Script to force job termination after a given time


#1

I am using PBS on a cluster where PBS is configured as follows: if one submits a job with a given walltime and lets the job run for longer than the wall time, the scheduler will not kill the job. However, it will associate a ‘red flag’ with the user who did this, and give him low priority for his next job.

To avoid this, I would like to insert manually a job termination in my PBS script.

See for example the following basic script:

#!/bin/bash

#PBS -l walltime=00:01:00
#PBS -l mem=1gb
#PBS -l nodes=1:ppn=1
#PBS -q batch

./program.o

How may I modify this script in such a way that the job is automatically killed with qdel after 1 minute?


#2

If you submit the above script and if program.o runs for more than 1 minute, then it will be automatically killed by the pbs_mom, as the job has exceeded the requested walltime of 1 minute.
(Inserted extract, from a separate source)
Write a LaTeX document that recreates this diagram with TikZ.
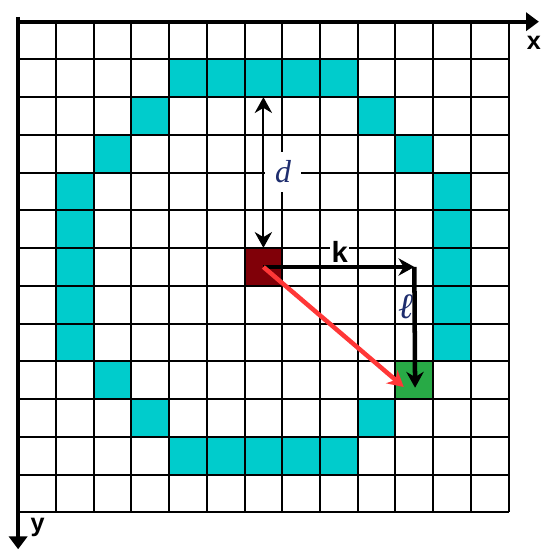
\documentclass[tikz,border=0pt]{standalone}
\usepackage{fontspec}
\setsansfont{Liberation Sans}
\newfontfamily\labelserif{Liberation Serif}
\usetikzlibrary{arrows.meta}
\definecolor{ringcyan}{RGB}{0,204,204}
\definecolor{srcred}{RGB}{128,0,8}
\definecolor{dstgreen}{RGB}{40,170,70}
\definecolor{distred}{RGB}{255,55,55}
\definecolor{labelnavy}{RGB}{30,45,110}
\tikzset{
  ringcell/.style={fill=ringcyan},
  srccell/.style={rectangle, fill=srcred, minimum size=1cm, inner sep=0pt},
  dstcell/.style={rectangle, fill=dstgreen, minimum size=1cm, inner sep=0pt},
  gridline/.style={line width=1.5pt, black},
  axis/.style={-{Triangle[length=3.4mm, width=4.8mm]}, line width=3pt},
  axislabel/.style={font=\sffamily\bfseries\fontsize{19}{19}\selectfont, inner sep=1pt},
  measure/.style={{Stealth[length=4.2mm, width=4.6mm]}-{Stealth[length=4.2mm, width=4.6mm]}, line width=1.6pt},
  steparrow/.style={-{Stealth[length=4.2mm, width=4.6mm]}, line width=3.4pt},
  distarrow/.style={-{Stealth[length=4.2mm, width=4.6mm]}, line width=3.4pt, distred},
  mathlabel/.style={fill=white, text=labelnavy, font=\labelserif\itshape\fontsize{24}{24}\selectfont, inner sep=1pt},
  boldlabel/.style={fill=white, font=\sffamily\bfseries\fontsize{22}{22}\selectfont, inner sep=1pt}
}

\begin{document}
\begin{tikzpicture}[x=1cm, y=-1cm]
  \useasboundingbox (-0.48,-0.575) rectangle (13.83,14.0);
  \foreach \c/\r in {4/1,5/1,6/1,7/1,8/1, 3/2,9/2, 2/3,10/3,
                     1/4,11/4,1/5,11/5,1/6,11/6,1/7,11/7,1/8,11/8,
                     2/9, 3/10,9/10, 4/11,5/11,6/11,7/11,8/11}
    \fill[ringcell] (\c,\r) rectangle ++(1,1);
  \node[srccell] (src) at (6.5,6.5) {};
  \node[dstcell] (dst) at (10.5,9.5) {};
  \foreach \i in {0,...,13} {
    \draw[gridline] (\i,0) -- (\i,13);
    \draw[gridline] (0,\i) -- (13,\i);
  }
  \coordinate (xstart) at (-0.05,0);
  \coordinate (xend) at (13.8,0);
  \coordinate (ystart) at (0,-0.13);
  \coordinate (yend) at (0,13.98);
  \draw[axis] (xstart) -- (xend);
  \draw[axis] (ystart) -- (yend);
  \node[axislabel] (xlab) at (13.67,0.57) {x};
  \node[axislabel] (ylab) at (0.52,13.4) {y};

  \node[mathlabel, minimum width=0.95cm, minimum height=1.05cm] (dlab) at (7.02,3.98) {d};
  \coordinate (ringtop) at (6.5,2);
  \draw[measure] (ringtop) -- (src.north);
  \coordinate (corner) at (10.5,6.5);
  \coordinate (dstend) at (10.52,9.7);
  \coordinate (distend) at (10.22,9.68);
  \node[boldlabel] (klab) at (8.52,6.1) {k};
  \node[mathlabel, font=\labelserif\itshape\fontsize{27}{27}\selectfont] (llab) at (10.27,7.55) {ℓ};
  \draw[steparrow] (src.center) -- (corner);
  \draw[steparrow] (corner) -- (dstend);
  \draw[distarrow] (src.center) -- (distend);
\end{tikzpicture}
\end{document}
You can see this message in the log file

02/26/2018 08:30:25;0008;pbs_mom;Job;JOBID.pbsserver;walltime XX exceeded limit 60


#3

Like I said, this is not what happens on the cluster on which I am running the job, because of the specific PBS configuration on that cluster.


#4

Assuming the cluster runs Linux, I would suggest checking whether ‘timeout’ command is available on the cluster.

With ‘timeout’ you could use something like:

timeout -s TERM 55 ./program.o

Without ‘timeout’ you could use something like:

./program.o &
PID=$!
sleep 55
kill -TERM $PID

Vasek


#5

@vchlum: This works, thank you.